### To be done
Find the lines with "chart" in them and copy them out.

Records contained in a dataset:

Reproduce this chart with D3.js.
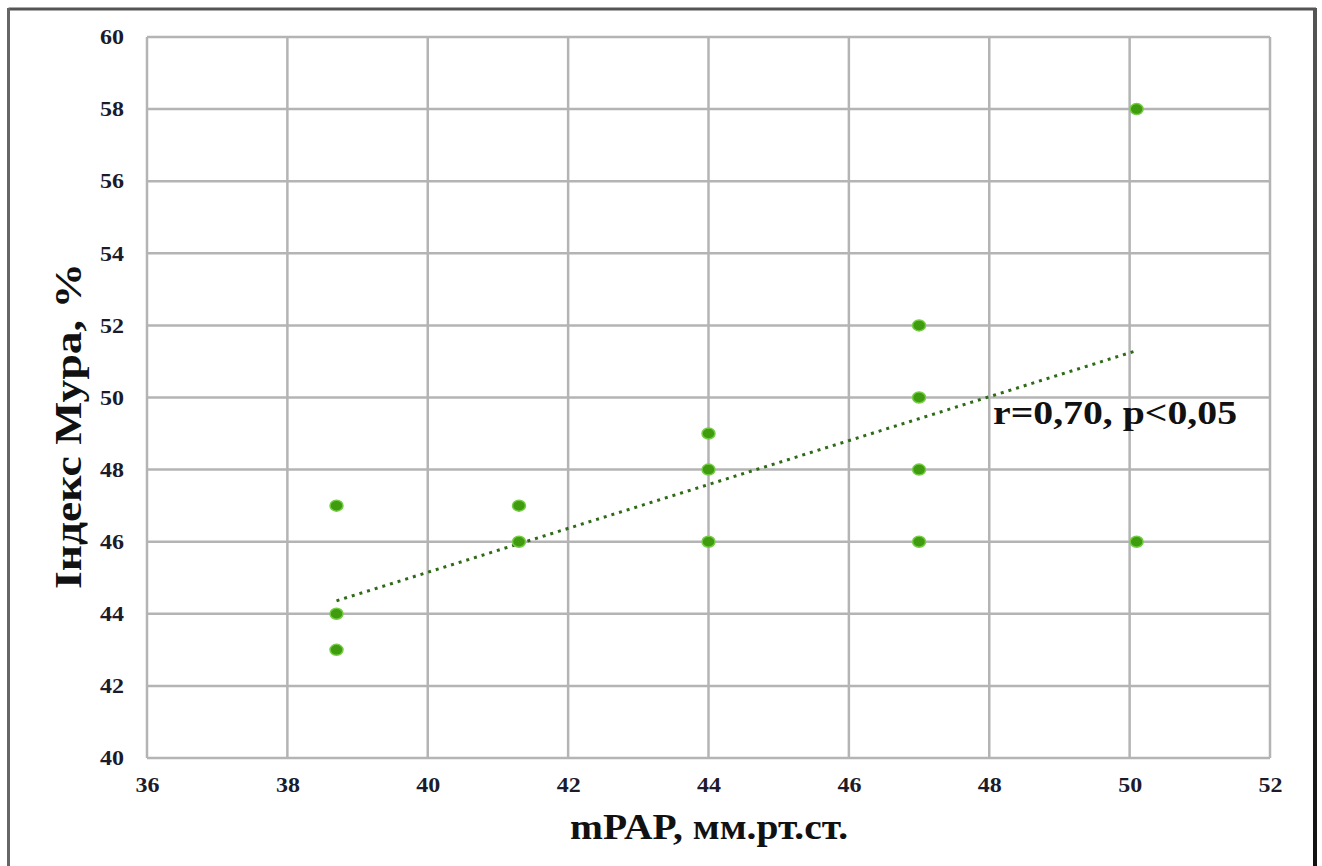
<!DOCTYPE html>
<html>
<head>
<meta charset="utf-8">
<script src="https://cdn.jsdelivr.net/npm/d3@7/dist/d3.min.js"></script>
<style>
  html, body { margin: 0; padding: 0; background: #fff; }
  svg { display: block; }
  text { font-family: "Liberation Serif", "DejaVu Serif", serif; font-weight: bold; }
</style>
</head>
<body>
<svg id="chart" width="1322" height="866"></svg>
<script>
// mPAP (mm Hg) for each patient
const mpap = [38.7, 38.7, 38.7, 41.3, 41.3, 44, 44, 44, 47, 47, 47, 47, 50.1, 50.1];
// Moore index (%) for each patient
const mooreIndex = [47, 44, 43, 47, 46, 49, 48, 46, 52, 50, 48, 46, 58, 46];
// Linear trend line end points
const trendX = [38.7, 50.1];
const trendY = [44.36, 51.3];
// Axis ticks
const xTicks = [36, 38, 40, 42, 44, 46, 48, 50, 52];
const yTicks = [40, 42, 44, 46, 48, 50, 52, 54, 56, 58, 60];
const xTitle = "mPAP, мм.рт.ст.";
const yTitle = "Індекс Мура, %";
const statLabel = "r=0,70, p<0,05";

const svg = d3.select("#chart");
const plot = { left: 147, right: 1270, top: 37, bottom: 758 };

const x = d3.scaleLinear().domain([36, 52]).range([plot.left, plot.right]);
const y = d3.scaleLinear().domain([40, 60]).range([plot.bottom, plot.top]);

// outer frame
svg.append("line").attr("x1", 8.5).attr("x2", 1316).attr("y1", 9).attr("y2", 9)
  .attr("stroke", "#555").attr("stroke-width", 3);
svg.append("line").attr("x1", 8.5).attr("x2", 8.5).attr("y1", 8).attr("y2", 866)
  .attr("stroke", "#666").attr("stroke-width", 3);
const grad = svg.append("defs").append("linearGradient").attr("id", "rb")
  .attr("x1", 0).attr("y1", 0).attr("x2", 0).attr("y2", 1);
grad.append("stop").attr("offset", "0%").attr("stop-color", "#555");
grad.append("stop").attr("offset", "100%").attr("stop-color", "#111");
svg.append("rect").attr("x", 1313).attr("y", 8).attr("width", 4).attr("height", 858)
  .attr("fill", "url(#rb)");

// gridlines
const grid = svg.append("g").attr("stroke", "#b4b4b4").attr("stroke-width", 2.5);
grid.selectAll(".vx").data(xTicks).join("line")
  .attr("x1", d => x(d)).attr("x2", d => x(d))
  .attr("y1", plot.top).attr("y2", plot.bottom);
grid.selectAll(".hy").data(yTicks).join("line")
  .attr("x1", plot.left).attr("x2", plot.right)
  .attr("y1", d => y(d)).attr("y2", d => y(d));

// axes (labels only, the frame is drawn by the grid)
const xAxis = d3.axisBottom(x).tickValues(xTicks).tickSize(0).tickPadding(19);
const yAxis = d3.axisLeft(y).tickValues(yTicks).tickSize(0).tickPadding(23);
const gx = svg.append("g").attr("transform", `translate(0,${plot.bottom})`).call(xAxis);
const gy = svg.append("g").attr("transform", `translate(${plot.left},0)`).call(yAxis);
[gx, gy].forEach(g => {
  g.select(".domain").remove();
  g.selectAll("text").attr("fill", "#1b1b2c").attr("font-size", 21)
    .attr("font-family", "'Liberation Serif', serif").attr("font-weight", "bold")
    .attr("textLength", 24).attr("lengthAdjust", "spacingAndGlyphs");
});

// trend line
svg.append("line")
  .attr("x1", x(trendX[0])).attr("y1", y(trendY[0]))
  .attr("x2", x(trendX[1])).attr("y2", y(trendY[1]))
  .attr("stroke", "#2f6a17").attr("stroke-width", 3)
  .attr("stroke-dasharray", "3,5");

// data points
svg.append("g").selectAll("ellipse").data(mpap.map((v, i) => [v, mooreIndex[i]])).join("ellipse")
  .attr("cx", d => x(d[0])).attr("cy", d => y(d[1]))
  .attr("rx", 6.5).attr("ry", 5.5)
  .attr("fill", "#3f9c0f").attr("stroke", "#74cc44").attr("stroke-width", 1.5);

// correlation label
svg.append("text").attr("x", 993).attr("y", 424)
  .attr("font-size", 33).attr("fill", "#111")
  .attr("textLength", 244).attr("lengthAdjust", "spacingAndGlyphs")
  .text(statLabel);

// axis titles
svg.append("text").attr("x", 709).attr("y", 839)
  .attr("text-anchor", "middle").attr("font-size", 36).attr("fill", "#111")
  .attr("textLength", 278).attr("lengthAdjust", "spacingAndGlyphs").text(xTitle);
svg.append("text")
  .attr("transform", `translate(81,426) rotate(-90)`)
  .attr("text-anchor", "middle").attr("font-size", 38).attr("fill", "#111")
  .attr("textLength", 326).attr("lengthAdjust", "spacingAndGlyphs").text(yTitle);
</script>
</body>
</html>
---
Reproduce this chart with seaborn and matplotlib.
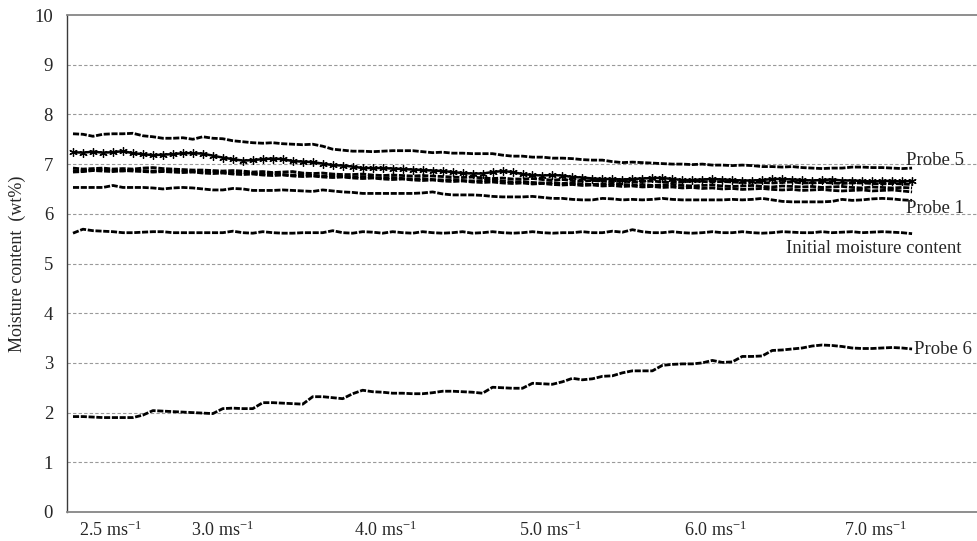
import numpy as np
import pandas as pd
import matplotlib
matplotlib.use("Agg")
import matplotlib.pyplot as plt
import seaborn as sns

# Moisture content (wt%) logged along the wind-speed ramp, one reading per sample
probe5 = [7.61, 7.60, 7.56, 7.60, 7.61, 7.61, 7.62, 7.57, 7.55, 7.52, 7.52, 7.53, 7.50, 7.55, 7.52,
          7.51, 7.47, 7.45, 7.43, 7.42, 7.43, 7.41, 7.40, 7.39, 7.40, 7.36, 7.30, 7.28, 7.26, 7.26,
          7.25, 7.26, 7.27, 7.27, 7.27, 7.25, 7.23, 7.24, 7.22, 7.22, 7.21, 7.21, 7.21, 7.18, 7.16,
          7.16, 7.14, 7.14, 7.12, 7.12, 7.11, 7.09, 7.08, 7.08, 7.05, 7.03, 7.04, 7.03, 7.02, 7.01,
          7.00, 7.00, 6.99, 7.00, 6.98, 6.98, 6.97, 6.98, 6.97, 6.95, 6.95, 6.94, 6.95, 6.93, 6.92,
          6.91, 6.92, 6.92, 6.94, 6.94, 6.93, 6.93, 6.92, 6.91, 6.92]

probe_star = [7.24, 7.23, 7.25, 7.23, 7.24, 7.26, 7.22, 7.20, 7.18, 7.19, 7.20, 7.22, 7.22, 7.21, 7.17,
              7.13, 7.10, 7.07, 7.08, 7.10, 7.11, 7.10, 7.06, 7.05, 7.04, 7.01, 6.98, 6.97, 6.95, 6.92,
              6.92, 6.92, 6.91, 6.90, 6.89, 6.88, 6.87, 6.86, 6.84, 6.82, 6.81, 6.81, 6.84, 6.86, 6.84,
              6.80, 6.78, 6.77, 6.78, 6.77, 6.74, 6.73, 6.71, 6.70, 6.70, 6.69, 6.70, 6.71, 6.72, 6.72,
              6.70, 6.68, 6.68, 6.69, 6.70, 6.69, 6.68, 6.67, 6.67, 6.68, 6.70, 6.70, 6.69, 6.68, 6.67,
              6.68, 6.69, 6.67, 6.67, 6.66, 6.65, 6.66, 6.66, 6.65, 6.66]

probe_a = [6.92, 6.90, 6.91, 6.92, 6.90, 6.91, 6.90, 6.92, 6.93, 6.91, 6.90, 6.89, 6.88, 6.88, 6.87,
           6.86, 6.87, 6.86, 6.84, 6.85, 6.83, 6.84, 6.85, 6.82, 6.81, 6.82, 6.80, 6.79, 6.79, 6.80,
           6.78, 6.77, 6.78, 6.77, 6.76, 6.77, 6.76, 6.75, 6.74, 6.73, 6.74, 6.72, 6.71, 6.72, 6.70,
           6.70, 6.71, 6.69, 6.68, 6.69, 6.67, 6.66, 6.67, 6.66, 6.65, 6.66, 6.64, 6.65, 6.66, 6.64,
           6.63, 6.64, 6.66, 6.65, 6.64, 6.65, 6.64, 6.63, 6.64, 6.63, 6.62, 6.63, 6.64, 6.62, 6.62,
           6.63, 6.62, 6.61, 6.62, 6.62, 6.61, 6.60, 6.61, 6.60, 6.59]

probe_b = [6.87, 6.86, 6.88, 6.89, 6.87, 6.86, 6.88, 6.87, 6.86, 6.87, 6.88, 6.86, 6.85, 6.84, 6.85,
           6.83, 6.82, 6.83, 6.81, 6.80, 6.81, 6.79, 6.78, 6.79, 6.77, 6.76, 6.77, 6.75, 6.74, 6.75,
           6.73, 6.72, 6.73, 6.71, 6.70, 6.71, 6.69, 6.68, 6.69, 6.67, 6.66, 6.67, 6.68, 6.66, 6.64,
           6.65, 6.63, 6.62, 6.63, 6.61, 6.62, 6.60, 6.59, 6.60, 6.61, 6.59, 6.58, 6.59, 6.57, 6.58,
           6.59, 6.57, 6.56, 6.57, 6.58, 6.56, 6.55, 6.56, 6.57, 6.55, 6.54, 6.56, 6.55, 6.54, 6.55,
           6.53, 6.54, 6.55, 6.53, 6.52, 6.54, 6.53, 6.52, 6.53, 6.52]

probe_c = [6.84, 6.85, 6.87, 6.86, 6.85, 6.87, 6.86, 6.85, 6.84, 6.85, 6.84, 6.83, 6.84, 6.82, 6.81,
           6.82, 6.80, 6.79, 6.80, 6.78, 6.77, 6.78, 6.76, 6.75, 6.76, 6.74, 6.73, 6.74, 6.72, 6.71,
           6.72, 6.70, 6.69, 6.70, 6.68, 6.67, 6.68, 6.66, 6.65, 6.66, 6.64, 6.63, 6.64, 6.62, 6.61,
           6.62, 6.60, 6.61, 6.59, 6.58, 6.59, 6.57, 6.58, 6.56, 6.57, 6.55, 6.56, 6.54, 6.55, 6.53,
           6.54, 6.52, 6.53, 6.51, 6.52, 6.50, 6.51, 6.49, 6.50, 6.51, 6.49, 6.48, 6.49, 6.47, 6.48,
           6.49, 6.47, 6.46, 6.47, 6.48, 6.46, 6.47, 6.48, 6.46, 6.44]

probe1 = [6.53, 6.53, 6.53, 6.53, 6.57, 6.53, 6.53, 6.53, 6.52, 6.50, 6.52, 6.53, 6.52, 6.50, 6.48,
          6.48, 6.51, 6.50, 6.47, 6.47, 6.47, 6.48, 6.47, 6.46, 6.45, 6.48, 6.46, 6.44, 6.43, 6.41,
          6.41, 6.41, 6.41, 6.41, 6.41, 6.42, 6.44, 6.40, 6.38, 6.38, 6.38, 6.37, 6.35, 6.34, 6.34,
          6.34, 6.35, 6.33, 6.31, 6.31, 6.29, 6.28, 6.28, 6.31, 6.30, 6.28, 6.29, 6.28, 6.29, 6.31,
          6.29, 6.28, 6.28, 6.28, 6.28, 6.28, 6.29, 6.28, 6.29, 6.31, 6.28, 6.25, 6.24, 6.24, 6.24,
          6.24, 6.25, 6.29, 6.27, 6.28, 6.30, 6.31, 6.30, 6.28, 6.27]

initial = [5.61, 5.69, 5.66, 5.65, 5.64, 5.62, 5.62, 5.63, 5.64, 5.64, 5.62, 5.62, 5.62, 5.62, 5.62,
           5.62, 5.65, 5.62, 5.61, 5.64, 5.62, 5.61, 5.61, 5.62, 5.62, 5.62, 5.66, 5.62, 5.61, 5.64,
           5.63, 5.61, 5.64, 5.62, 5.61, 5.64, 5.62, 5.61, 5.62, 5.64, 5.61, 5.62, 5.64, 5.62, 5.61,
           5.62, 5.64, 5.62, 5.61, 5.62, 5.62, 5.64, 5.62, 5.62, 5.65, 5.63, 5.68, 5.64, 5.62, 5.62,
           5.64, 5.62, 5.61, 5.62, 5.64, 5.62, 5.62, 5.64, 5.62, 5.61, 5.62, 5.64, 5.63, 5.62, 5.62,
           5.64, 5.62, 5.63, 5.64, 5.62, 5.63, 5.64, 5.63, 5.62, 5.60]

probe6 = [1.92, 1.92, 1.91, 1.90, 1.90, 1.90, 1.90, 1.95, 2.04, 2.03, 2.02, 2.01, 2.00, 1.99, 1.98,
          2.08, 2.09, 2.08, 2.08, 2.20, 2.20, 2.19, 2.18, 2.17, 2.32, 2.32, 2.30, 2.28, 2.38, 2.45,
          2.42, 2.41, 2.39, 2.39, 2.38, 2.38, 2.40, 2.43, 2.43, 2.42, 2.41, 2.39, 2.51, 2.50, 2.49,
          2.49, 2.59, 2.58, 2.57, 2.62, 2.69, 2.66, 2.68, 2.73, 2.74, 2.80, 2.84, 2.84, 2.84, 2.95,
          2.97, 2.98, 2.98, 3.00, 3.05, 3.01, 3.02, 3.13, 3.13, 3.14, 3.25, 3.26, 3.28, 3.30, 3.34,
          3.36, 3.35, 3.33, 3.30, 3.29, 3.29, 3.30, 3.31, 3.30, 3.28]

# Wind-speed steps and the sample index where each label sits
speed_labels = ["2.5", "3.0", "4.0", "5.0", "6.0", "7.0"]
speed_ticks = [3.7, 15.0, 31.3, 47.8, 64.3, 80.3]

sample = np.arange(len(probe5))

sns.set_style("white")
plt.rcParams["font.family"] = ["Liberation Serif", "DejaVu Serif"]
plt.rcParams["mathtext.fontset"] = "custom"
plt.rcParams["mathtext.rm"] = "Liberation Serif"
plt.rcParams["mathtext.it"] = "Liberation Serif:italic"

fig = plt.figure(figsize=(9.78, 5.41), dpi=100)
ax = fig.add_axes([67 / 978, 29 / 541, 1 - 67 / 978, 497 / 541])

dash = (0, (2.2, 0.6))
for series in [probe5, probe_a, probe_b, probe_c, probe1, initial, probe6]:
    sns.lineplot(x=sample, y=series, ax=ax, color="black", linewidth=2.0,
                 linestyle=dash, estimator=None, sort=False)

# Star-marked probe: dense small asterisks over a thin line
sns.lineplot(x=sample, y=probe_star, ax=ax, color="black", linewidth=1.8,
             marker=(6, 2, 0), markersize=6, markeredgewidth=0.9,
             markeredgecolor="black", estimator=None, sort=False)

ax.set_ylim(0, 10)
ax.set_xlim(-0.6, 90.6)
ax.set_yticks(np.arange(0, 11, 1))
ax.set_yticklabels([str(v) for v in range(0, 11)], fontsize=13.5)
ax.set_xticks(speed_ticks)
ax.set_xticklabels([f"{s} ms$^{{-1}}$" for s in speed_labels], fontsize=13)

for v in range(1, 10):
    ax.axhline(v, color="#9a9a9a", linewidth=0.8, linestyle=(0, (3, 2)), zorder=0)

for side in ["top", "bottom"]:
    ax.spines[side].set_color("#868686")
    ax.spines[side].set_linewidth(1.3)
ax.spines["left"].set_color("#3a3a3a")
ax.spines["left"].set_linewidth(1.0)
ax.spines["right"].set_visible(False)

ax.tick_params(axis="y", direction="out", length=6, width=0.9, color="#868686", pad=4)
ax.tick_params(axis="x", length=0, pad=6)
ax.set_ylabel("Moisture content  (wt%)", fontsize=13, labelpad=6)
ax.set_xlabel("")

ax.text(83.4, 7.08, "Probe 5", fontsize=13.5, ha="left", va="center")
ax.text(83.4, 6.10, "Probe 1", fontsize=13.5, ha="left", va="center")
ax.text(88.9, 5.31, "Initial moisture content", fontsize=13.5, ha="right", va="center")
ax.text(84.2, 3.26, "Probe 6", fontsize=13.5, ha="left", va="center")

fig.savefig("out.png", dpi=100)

### Output of the exercise
Reproduce this chart with D3.js.
<svg id="chart" width="1322" height="866"></svg>
const svg = d3.select("#chart");
Reproduce this chart with seaborn and matplotlib.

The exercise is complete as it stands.